Она не понимала, что душа этого мальчугана как источник, промерзший почти до самого дна. Только в глубине незаметно и неощутимо живет и пульсирует теплое слабое течение. Сумеют ли они растопить лед? Хватит ли у них терпения, мужества и любви? Срастется ли их семья, расколотая, изувеченная войной?
Анне было тяжело говорить о войне, вспоминать Харьков, куда она эвакуировалась вместе с тетей Олей, когда родился Юрка. Она пошла работать няней в ясли, только ради того, чтобы сохранить малыша. Начался голод, болезни, страх за жизнь ребенка, за мужа, от него не было вестей.
Потом на улицах Харькова появились немцы, укутанные в длинные резиновые плащи, с фуражками гробовщиков на голове. Жизнь стала невыносимой: кто-то донес, что она жена офицера, и ее вместе с ребенком привели на сборный пункт и сообщили, что их отправляют в Восточную Пруссию.

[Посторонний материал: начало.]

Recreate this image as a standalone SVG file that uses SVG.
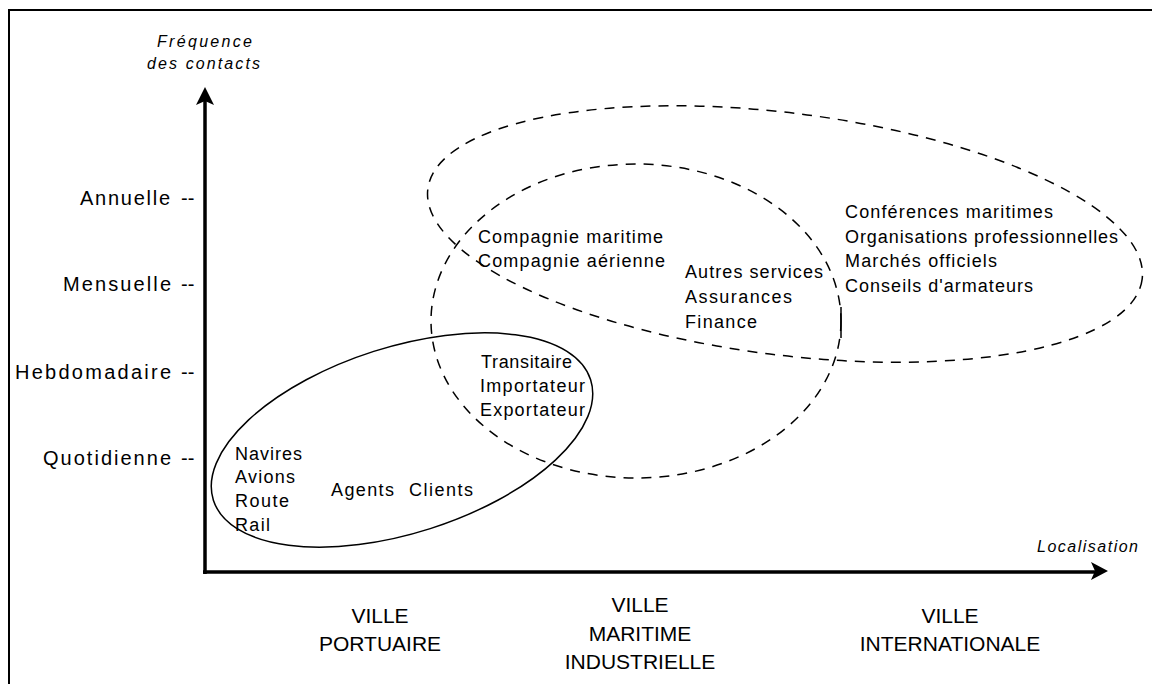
<svg xmlns="http://www.w3.org/2000/svg" width="1152" height="684" viewBox="0 0 1152 684">
<style>
text{font-family:"Liberation Sans",Arial,sans-serif;fill:#000;}
.lbl{font-size:18px;}
.ax{font-size:20px;}
.it{font-size:16px;font-style:italic;}
.big{font-size:21px;}
.solid{fill:none;stroke:#000;stroke-width:1.5;}
.dash{fill:none;stroke:#000;stroke-width:1.5;stroke-dasharray:10 8;}
.axis{fill:none;stroke:#000;stroke-width:3.5;}
</style>
<rect x="0" y="0" width="1152" height="684" fill="#fff"/>
<path d="M9 684 V10 H1152" fill="none" stroke="#000" stroke-width="2"/>

<g id="connectors">
  <line class="axis" x1="205" y1="574" x2="205" y2="98"/>
  <path d="M205 87 L214 105 L205 101 L196 105 Z" fill="#000"/>
  <line class="axis" x1="203" y1="572" x2="1096" y2="572"/>
  <path d="M1108 571 L1091 562 L1095 571 L1091 580 Z" fill="#000"/>
</g>

<g id="axis-labels">
  <text class="it" x="157" y="47" textLength="95" lengthAdjust="spacing">Fréquence</text>
  <text class="it" x="147" y="69" textLength="113" lengthAdjust="spacing">des contacts</text>
  <text class="ax" x="80" y="205" textLength="90" lengthAdjust="spacing">Annuelle</text>
  <text class="ax" x="181" y="205">--</text>
  <text class="ax" x="63" y="291" textLength="108" lengthAdjust="spacing">Mensuelle</text>
  <text class="ax" x="181" y="291">--</text>
  <text class="ax" x="15" y="379" textLength="156" lengthAdjust="spacing">Hebdomadaire</text>
  <text class="ax" x="181" y="379">--</text>
  <text class="ax" x="43" y="465" textLength="128" lengthAdjust="spacing">Quotidienne</text>
  <text class="ax" x="181" y="465">--</text>
  <text class="it" x="1037" y="552" textLength="101" lengthAdjust="spacing">Localisation</text>
</g>

<g id="ville-portuaire">
  <ellipse class="solid" cx="402" cy="440" rx="198" ry="93" transform="rotate(-17.7 402 440)"/>
  <text class="lbl" x="235" y="460" textLength="67" lengthAdjust="spacing">Navires</text>
  <text class="lbl" x="235" y="483" textLength="60" lengthAdjust="spacing">Avions</text>
  <text class="lbl" x="235" y="507" textLength="54" lengthAdjust="spacing">Route</text>
  <text class="lbl" x="235" y="531" textLength="35" lengthAdjust="spacing">Rail</text>
  <text class="lbl" x="331" y="496" textLength="63" lengthAdjust="spacing">Agents</text>
  <text class="lbl" x="409" y="496" textLength="64" lengthAdjust="spacing">Clients</text>
</g>

<g id="ville-maritime">
  <ellipse class="dash" cx="636" cy="321" rx="205" ry="157"/>
  <text class="lbl" x="481" y="368" textLength="91" lengthAdjust="spacing">Transitaire</text>
  <text class="lbl" x="480" y="392" textLength="105" lengthAdjust="spacing">Importateur</text>
  <text class="lbl" x="480" y="416" textLength="105" lengthAdjust="spacing">Exportateur</text>
  <text class="lbl" x="478" y="243" textLength="185" lengthAdjust="spacing">Compagnie maritime</text>
  <text class="lbl" x="478" y="267" textLength="187" lengthAdjust="spacing">Compagnie aérienne</text>
  <text class="lbl" x="685" y="278" textLength="138" lengthAdjust="spacing">Autres services</text>
  <text class="lbl" x="685" y="303" textLength="107" lengthAdjust="spacing">Assurances</text>
  <text class="lbl" x="685" y="328" textLength="72" lengthAdjust="spacing">Finance</text>
</g>

<g id="ville-internationale">
  <ellipse class="dash" cx="785" cy="234" rx="360" ry="121" transform="rotate(7.2 785 234)"/>
  <line x1="841" y1="307" x2="841" y2="338" stroke="#000" stroke-width="1.5"/>
  <text class="lbl" x="845" y="218" textLength="208" lengthAdjust="spacing">Conférences maritimes</text>
  <text class="lbl" x="845" y="243" textLength="273" lengthAdjust="spacing">Organisations professionnelles</text>
  <text class="lbl" x="845" y="267" textLength="152" lengthAdjust="spacing">Marchés officiels</text>
  <text class="lbl" x="845" y="292" textLength="188" lengthAdjust="spacing">Conseils d'armateurs</text>
</g>

<g id="localisation-labels">
  <text class="big" x="380" y="623" text-anchor="middle">VILLE</text>
  <text class="big" x="380" y="651" text-anchor="middle">PORTUAIRE</text>
  <text class="big" x="640" y="612" text-anchor="middle">VILLE</text>
  <text class="big" x="640" y="641" text-anchor="middle">MARITIME</text>
  <text class="big" x="640" y="669" text-anchor="middle">INDUSTRIELLE</text>
  <text class="big" x="950" y="623" text-anchor="middle">VILLE</text>
  <text class="big" x="950" y="651" text-anchor="middle">INTERNATIONALE</text>
</g>
</svg>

Зимнее пальто, сшитое в лучшие времена и тогда так ладно сидевшее на ней, теперь болталось как на вешалке. Она крепко держала узелок, а сына, закутанного в одеяло, прижимала к груди так сильно, что онемели руки.
Ее втолкнули в переполненный товарный вагон. Через головы людей она выглянула наружу и увидела маленькую седую женщину — тетю Олю, которая прорывалась к вагону, но ее отгоняли. Один из конвоиров пнул ее ногой. Тетя Оля упала. Паровоз запыхтел и тихонько тронул. Аня отвернулась к стене и уставилась в угол вагона сухими глазами. Она не плакала...
В ее памяти навсегда запечатлелась ужасающая картина: толпа кое-как одетых, растерянных, страдающих, униженных женщин и детей, немецкие окрики, лай овчарок, сдавленные рыдания, пыхтение паровоза, шарканье подошв, редкие выстрелы...
И расставание с Юркой; его оторвали насильно. «Немцы — люди пунктуальные, — сказали ей, — где бы ни очутился ваш сын, вот по этому номерку вы его найдете...» Она держала в руках номерок и заливалась слезами, не зная; что впереди и ей самой придется испытать унизительное чувство раба-невольника, стать живым «товаром», который не имеет имени и фамилии, а принимается по количеству голов, как породистый тильзитский скот, и должен работать на ферме у бауера.
После войны Аня жила мыслью — забрать из приюта сына, вернуться на Родину. Ее, в числе многих советских людей, по воле судеб очутившихся в Западной Германии, мытарили по лагерям «перемещенных». Она протестовала, требовала встречи с советскими представителями. Ей говорили: «Напишите письмо, мы передадим». Она писала. Послания исчезали, как в пропасть падали... С издевкой глядя ей в глаза, жандармы посмеивались: «Вам никто не отвечает. Значит, вас там не ждут».